— start —

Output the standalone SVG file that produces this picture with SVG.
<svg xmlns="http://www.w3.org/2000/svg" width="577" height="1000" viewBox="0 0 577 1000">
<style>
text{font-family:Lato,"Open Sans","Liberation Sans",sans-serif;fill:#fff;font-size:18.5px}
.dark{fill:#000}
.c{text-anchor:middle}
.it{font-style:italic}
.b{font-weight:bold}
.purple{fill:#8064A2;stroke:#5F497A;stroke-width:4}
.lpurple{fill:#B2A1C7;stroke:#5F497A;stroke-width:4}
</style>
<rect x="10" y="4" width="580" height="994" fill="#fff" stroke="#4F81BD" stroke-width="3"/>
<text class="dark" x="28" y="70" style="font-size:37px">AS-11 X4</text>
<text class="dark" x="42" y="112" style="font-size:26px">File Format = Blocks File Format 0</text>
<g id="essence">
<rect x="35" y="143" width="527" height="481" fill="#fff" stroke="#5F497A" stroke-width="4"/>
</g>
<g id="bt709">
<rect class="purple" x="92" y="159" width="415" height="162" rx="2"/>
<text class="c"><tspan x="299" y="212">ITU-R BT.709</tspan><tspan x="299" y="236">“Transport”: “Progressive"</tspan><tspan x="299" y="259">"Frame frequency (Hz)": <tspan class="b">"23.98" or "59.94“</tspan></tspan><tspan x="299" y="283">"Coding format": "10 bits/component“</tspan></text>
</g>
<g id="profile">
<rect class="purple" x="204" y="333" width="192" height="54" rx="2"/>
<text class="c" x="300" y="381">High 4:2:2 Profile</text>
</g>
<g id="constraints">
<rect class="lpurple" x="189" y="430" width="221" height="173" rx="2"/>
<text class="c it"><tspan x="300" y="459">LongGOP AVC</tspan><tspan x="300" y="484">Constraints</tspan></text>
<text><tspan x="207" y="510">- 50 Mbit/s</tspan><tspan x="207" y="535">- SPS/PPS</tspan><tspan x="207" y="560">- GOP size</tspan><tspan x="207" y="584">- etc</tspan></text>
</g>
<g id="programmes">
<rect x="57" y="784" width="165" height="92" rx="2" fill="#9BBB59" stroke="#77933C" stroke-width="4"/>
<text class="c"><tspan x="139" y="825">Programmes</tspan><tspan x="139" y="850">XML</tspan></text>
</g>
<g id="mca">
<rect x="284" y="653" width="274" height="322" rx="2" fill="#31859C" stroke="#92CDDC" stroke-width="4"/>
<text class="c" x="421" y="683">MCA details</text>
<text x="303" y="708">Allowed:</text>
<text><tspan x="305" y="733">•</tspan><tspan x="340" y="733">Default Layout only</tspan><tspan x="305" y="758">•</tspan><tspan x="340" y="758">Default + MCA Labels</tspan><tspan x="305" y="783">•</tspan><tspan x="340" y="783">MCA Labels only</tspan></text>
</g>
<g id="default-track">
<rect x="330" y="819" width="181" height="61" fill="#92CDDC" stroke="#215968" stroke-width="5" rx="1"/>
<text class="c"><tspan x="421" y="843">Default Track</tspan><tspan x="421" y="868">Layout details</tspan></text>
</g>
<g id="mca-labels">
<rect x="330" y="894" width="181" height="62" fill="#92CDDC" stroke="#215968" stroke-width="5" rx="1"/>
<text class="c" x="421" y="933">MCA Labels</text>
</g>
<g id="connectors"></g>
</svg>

— end —

* WHAT TO WORK ON
Each line of the material above must be retyped precisely.

* SOLUTION TO THE PROBLEM
Output the standalone SVG file that produces this picture with SVG.
<svg xmlns="http://www.w3.org/2000/svg" width="577" height="1000" viewBox="0 0 577 1000">
<style>
text{font-family:Lato,"Open Sans","Liberation Sans",sans-serif;fill:#fff;font-size:18.5px}
.dark{fill:#000}
.c{text-anchor:middle}
.it{font-style:italic}
.b{font-weight:bold}
.purple{fill:#8064A2;stroke:#5F497A;stroke-width:4}
.lpurple{fill:#B2A1C7;stroke:#5F497A;stroke-width:4}
</style>
<rect x="10" y="4" width="580" height="994" fill="#fff" stroke="#4F81BD" stroke-width="3"/>
<text class="dark" x="28" y="70" style="font-size:37px">AS-11 X4</text>
<text class="dark" x="42" y="112" style="font-size:26px">File Format = Blocks File Format 0</text>
<g id="essence">
<rect x="35" y="143" width="527" height="481" fill="#fff" stroke="#5F497A" stroke-width="4"/>
</g>
<g id="bt709">
<rect class="purple" x="92" y="159" width="415" height="162" rx="2"/>
<text class="c"><tspan x="299" y="212">ITU-R BT.709</tspan><tspan x="299" y="236">“Transport”: “Progressive"</tspan><tspan x="299" y="259">"Frame frequency (Hz)": <tspan class="b">"23.98" or "59.94“</tspan></tspan><tspan x="299" y="283">"Coding format": "10 bits/component“</tspan></text>
</g>
<g id="profile">
<rect class="purple" x="204" y="333" width="192" height="54" rx="2"/>
<text class="c" x="300" y="381">High 4:2:2 Profile</text>
</g>
<g id="constraints">
<rect class="lpurple" x="189" y="430" width="221" height="173" rx="2"/>
<text class="c it"><tspan x="300" y="459">LongGOP AVC</tspan><tspan x="300" y="484">Constraints</tspan></text>
<text><tspan x="207" y="510">- 50 Mbit/s</tspan><tspan x="207" y="535">- SPS/PPS</tspan><tspan x="207" y="560">- GOP size</tspan><tspan x="207" y="584">- etc</tspan></text>
</g>
<g id="programmes">
<rect x="57" y="784" width="165" height="92" rx="2" fill="#9BBB59" stroke="#77933C" stroke-width="4"/>
<text class="c"><tspan x="139" y="825">Programmes</tspan><tspan x="139" y="850">XML</tspan></text>
</g>
<g id="mca">
<rect x="284" y="653" width="274" height="322" rx="2" fill="#31859C" stroke="#92CDDC" stroke-width="4"/>
<text class="c" x="421" y="683">MCA details</text>
<text x="303" y="708">Allowed:</text>
<text><tspan x="305" y="733">•</tspan><tspan x="340" y="733">Default Layout only</tspan><tspan x="305" y="758">•</tspan><tspan x="340" y="758">Default + MCA Labels</tspan><tspan x="305" y="783">•</tspan><tspan x="340" y="783">MCA Labels only</tspan></text>
</g>
<g id="default-track">
<rect x="330" y="819" width="181" height="61" fill="#92CDDC" stroke="#215968" stroke-width="5" rx="1"/>
<text class="c"><tspan x="421" y="843">Default Track</tspan><tspan x="421" y="868">Layout details</tspan></text>
</g>
<g id="mca-labels">
<rect x="330" y="894" width="181" height="62" fill="#92CDDC" stroke="#215968" stroke-width="5" rx="1"/>
<text class="c" x="421" y="933">MCA Labels</text>
</g>
<g id="connectors"></g>
</svg>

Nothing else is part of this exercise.